As things stand now, the required response for a recipient of a garnishment summons and the required action on the part of state courts or the legislature will depend on how the district court rules on the Attorney General’s pending motion, and the type of garnishment at issue.

  • With respect to continuing wage garnishments against a debtor’s employer, there are no immediate issues in light of the district court’s amended order, although Gwinnett, Fulton, and Cobb counties will need to amend their current standing orders to resume continuing wage garnishment cases.
  • With respect to commercial debtor garnishments, their continued viability may depend on whether Judge Shoob exempts them from the order (as he did with continuing wage garnishments) and, if not, whether he denies the Attorney General’s motion and declares that the unconstitutional process is required by the statute. Based on the court’s recent amended order and the similarity between the arguments accepted in that order and the standing and exemption arguments made by the Attorney General in his motion, the argument to remove commercial garnishment from the effect of the court’s judgment seems compelling.

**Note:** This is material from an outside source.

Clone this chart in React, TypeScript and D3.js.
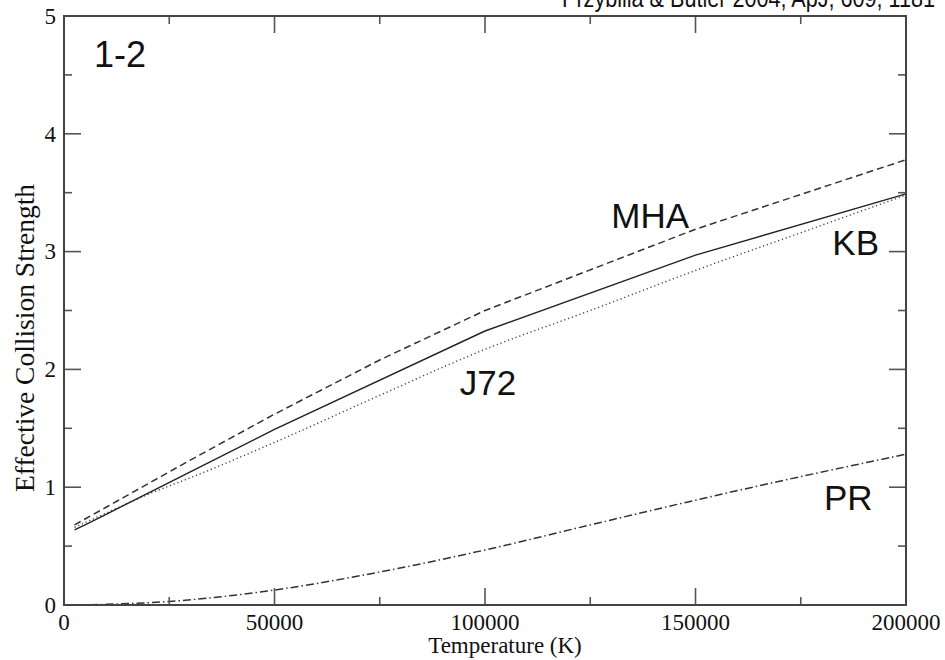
import React from "react";
import * as d3 from "d3";

// ---- data ----
const kbTemps = [2500, 5000, 10000, 20000, 30000, 50000, 100000, 150000, 200000];
const kbValues = [0.637, 0.68, 0.77, 0.95, 1.13, 1.49, 2.326, 2.97, 3.49];

const mhaTemps = [2500, 5000, 10000, 20000, 30000, 50000, 75000, 100000, 150000, 200000];
const mhaValues = [0.68, 0.73, 0.83, 1.03, 1.23, 1.62, 2.08, 2.5, 3.19, 3.78];

const j72Temps = [2500, 10000, 20000, 30000, 50000, 75000, 100000, 125000, 150000, 175000, 200000];
const j72Values = [0.66, 0.78, 0.94, 1.08, 1.38, 1.78, 2.17, 2.5, 2.84, 3.16, 3.48];

const prTemps = [2500, 10000, 25000, 50000, 75000, 100000, 125000, 150000, 175000, 200000];
const prValues = [0.0, 0.006, 0.03, 0.127, 0.28, 0.467, 0.68, 0.89, 1.09, 1.28];

const xMajorTicks = [0, 50000, 100000, 150000, 200000];
const xMinorTicks = [25000, 75000, 125000, 175000];
const yMajorTicks = [0, 1, 2, 3, 4, 5];
const yMinorTicks = [0.5, 1.5, 2.5, 3.5, 4.5];

const xTitle = "Temperature (K)";
const yTitle = "Effective Collision Strength";
const panelLabel = "1-2";
const topNote = "Przybilla & Butler 2004, ApJ, 609, 1181";

const seriesLabels = [
  { text: "MHA", t: 130000, v: 3.2 },
  { text: "KB", t: 182500, v: 2.97 },
  { text: "J72", t: 94000, v: 1.78 },
  { text: "PR", t: 180500, v: 0.81 },
];

// ---- layout ----
const W = 945;
const H = 660;
const L = 64;
const R = 906;
const T = 16;
const B = 605;

export default function App() {
  const x = d3.scaleLinear().domain([0, 200000]).range([L, R]);
  const y = d3.scaleLinear().domain([0, 5]).range([B, T]);

  const mk = (ts: number[], vs: number[], curve: d3.CurveFactory) =>
    d3
      .line<number>()
      .x((_, i) => x(ts[i]))
      .y((d) => y(d))
      .curve(curve)(vs) || "";

  const serif = "'Liberation Serif', 'DejaVu Serif', serif";
  const sans = "'Liberation Sans', 'DejaVu Sans', sans-serif";
  const tickColor = "#555";
  const majorLen = 17;
  const minorLen = 8;

  return (
    <svg
      width={W}
      height={H}
      style={{ position: "absolute", left: 0, top: 0, background: "#fff" }}
    >
      <rect x={0} y={0} width={W} height={H} fill="#fff" />
      {/* top note, clipped at the top edge as in the reference */}
      <text
        x={562}
        y={7}
        fontFamily={sans}
        fontSize={26}
        fill="#111"
        textLength={373}
        lengthAdjust="spacingAndGlyphs"
      >
        {topNote}
      </text>

      {/* series */}
      <path d={mk(mhaTemps, mhaValues, d3.curveLinear)} fill="none" stroke="#333" strokeWidth={1.5} strokeDasharray="7,4" />
      <path d={mk(j72Temps, j72Values, d3.curveMonotoneX)} fill="none" stroke="#444" strokeWidth={1.4} strokeDasharray="1.2,2.8" />
      <path d={mk(kbTemps, kbValues, d3.curveLinear)} fill="none" stroke="#222" strokeWidth={1.4} />
      <path d={mk(prTemps, prValues, d3.curveMonotoneX)} fill="none" stroke="#333" strokeWidth={1.5} strokeDasharray="8,3,1.5,3" />

      {/* ticks: bottom & top */}
      {xMajorTicks.map((t) => (
        <g key={"xM" + t}>
          <line x1={x(t)} x2={x(t)} y1={B} y2={B - majorLen} stroke={tickColor} strokeWidth={1.6} />
          <line x1={x(t)} x2={x(t)} y1={T} y2={T + majorLen} stroke={tickColor} strokeWidth={1.6} />
        </g>
      ))}
      {xMinorTicks.map((t) => (
        <g key={"xm" + t}>
          <line x1={x(t)} x2={x(t)} y1={B} y2={B - minorLen} stroke={tickColor} strokeWidth={1.6} />
          <line x1={x(t)} x2={x(t)} y1={T} y2={T + minorLen} stroke={tickColor} strokeWidth={1.6} />
        </g>
      ))}
      {/* ticks: left & right */}
      {yMajorTicks.map((v) => (
        <g key={"yM" + v}>
          <line x1={L} x2={L + majorLen} y1={y(v)} y2={y(v)} stroke={tickColor} strokeWidth={1.6} />
          <line x1={R} x2={R - majorLen} y1={y(v)} y2={y(v)} stroke={tickColor} strokeWidth={1.6} />
        </g>
      ))}
      {yMinorTicks.map((v) => (
        <g key={"ym" + v}>
          <line x1={L} x2={L + minorLen} y1={y(v)} y2={y(v)} stroke={tickColor} strokeWidth={1.6} />
          <line x1={R} x2={R - minorLen} y1={y(v)} y2={y(v)} stroke={tickColor} strokeWidth={1.6} />
        </g>
      ))}

      {/* frame */}
      <rect x={L} y={T} width={R - L} height={B - T} fill="none" stroke="#444" strokeWidth={2} />

      {/* tick labels */}
      {xMajorTicks.map((t) => (
        <text key={"xl" + t} x={x(t)} y={630} textAnchor="middle" fontFamily={serif} fontSize={23} fill="#111">
          {t}
        </text>
      ))}
      {yMajorTicks.map((v) => (
        <text key={"yl" + v} x={56} y={y(v)} dy="0.34em" textAnchor="end" fontFamily={serif} fontSize={23} fill="#111">
          {v}
        </text>
      ))}

      {/* axis titles */}
      <text x={505} y={653} textAnchor="middle" fontFamily={serif} fontSize={23} fill="#111">
        {xTitle}
      </text>
      <text
        transform={`translate(34, 338) rotate(-90)`}
        textAnchor="middle"
        fontFamily={serif}
        fontSize={27.5}
        fill="#111"
      >
        {yTitle}
      </text>

      {/* panel + series labels */}
      <text x={94} y={66.7} fontFamily={sans} fontSize={36} fill="#111">
        {panelLabel}
      </text>
      {seriesLabels.map((s) => (
        <text key={s.text} x={x(s.t)} y={y(s.v)} fontFamily={sans} fontSize={35} fill="#111">
          {s.text}
        </text>
      ))}
    </svg>
  );
}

  • Finally, with respect to garnishments of individual accounts held by a financial institution, it seems unlikely that Gwinnett, Fulton, and Cobb counties will alter their moratoriums on such garnishments, at least until the district court rules on the pending motion. If the court denies the motion and declares that the unconstitutional process is mandated by the statute, a number of counties (particularly Gwinnett) may be unwilling to resume issuing this type of garnishment unless and until the legislature amends the statute.

Given the current uncertainty surrounding post-judgment garnishments under Georgia law, anyone who received a garnishment summons (other than for a continuing wage garnishment) that calls for a response after September 8, 2015, including for a garnishee’s answer, should seek legal advice.